McCarthy, in an oddly engaging, ripely evil performance, is truly scary – but not too frightening for kids – singing “Poor Unfortunate Souls” to convince Ariel that her life under Triton has become unendurable and Ursula’s magic can transform it.
Lin Manuel Miranda has added lyrics to some new Menken songs. None are especially memorable, but they move the story along.
Hauer-King acquits himself manfully as the handsome, dashing Prince, and equally effective is Dumezweni as the Queen, Eric’s cautious but loving mother.
The sensation is Bailey, whose voice can be both uplifting and soothing, giving Ariel’s yearning for a new life a reverberance deeper than the usual Disney princess cliché.
Ariel (Halle Bailey) is enchanted sharing the human world with Prince Eric (Jonah Hauer-King)
As she sings, you begin to understand Ariel’s insatiable curiosity and unease about what’s on land, different as life there surely will be.
This remains a fairy tale, powered by magic. Yet it offers a subtle real-world message.
Ariel as a human acquires legs and feet. But she soon learns that those appendages demand that she not merely trod but walk proud.
She can’t meekly drift into a new life. She has to take a stand and seize it.

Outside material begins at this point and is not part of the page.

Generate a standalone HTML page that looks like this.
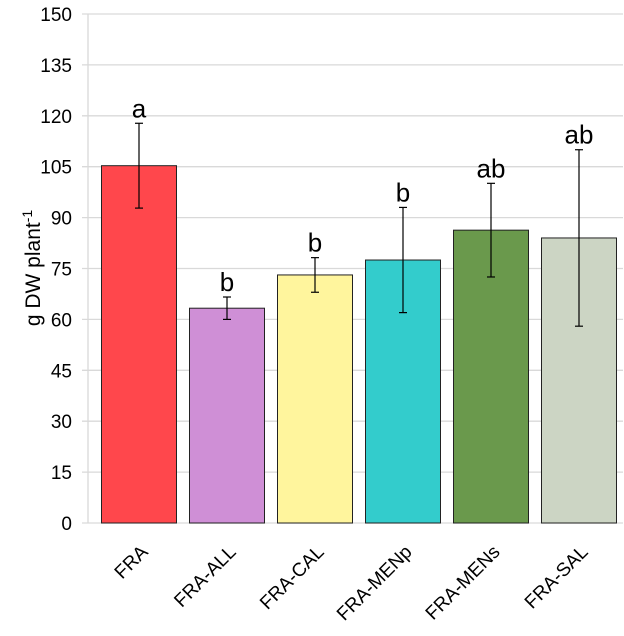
<!DOCTYPE html>
<html><head><meta charset="utf-8"><style>
body{margin:0;background:#fff;}
svg text{font-family:"Liberation Sans",sans-serif;fill:#000;}
</style></head><body>
<svg id="c" width="624" height="636" style="position:absolute;left:0;top:0"></svg>
<script>
const categories=["FRA","FRA-ALL","FRA-CAL","FRA-MENp","FRA-MENs","FRA-SAL"];
const values=[105.3,63.3,73.1,77.5,86.3,84];
const errors=[12.5,3.3,5.1,15.5,13.8,26];
const letters=["a","b","b","b","ab","ab"];
const colors=["#ff474c","#cf8fd6","#fff59d","#33cccc","#6a994c","#ccd5c4"];
const ticks=[0,15,30,45,60,75,90,105,120,135,150];
const NS="http://www.w3.org/2000/svg";
const svg=document.getElementById('c');
const axX=88,x0=95,x1=623,yb=523,yt=14,ymax=150;
const y=v=>yb-(v/ymax)*(yb-yt);
const bw=(x1-x0)/categories.length;
function mk(t,a,p){const e=document.createElementNS(NS,t);for(const k in a)e.setAttribute(k,a[k]);(p||svg).appendChild(e);return e;}
ticks.forEach(t=>{
 const g=mk('line',{x1:axX-6,x2:x1,y1:y(t),y2:y(t),stroke:'#d9d9d9','stroke-width':1.3});
 
 
 const l=mk('text',{x:72,y:y(t)+7,'text-anchor':'end','font-size':19});
 l.textContent=t;
 
 
});
const ax=mk('line',{x1:axX,x2:axX,y1:yt,y2:yb,stroke:'#d9d9d9','stroke-width':1.3});


categories.forEach((c,i)=>{
 const cx=x0+bw*(i+0.5);
 const r=mk('rect',{x:cx-37.5,y:y(values[i]),width:75,height:yb-y(values[i]),fill:colors[i],stroke:'#222','stroke-width':1});
 
 
 const hi=y(values[i]+errors[i]),lo=y(values[i]-errors[i]);
 const eg=mk('g',{stroke:'#000','stroke-width':1.2});
 
 
 mk('line',{x1:cx,x2:cx,y1:hi,y2:lo},eg);
 mk('line',{x1:cx-4,x2:cx+4,y1:hi,y2:hi},eg);
 mk('line',{x1:cx-4,x2:cx+4,y1:lo,y2:lo},eg);
 const lt=mk('text',{x:cx,y:hi-6,'text-anchor':'middle','font-size':26});
 lt.textContent=letters[i];
 
 
 const xl=mk('text',{x:0,y:0,'text-anchor':'end','font-size':19,transform:`translate(${cx+10},${553}) rotate(-45)`});
 xl.textContent=c;
 
 
});
const yt2=mk('text',{transform:'translate(40,268) rotate(-90)','text-anchor':'middle','font-size':21});
yt2.innerHTML='g DW plant<tspan dy="-8" font-size="14">-1</tspan>';


</script>
</body></html>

That’s more than whimsy. This Little Mermaid lifts our spirits as we watch Ariel dare to become more. Yes, the beauty down below is enveloping, comforting, assured.
But to be not just “part of” but fully immersed in Eric’s world needs courage. Until she took a risk, Ariel couldn’t have known that she had it all along.
There’s plenty in that realization for adults even without children to wonder at and take pleasure in.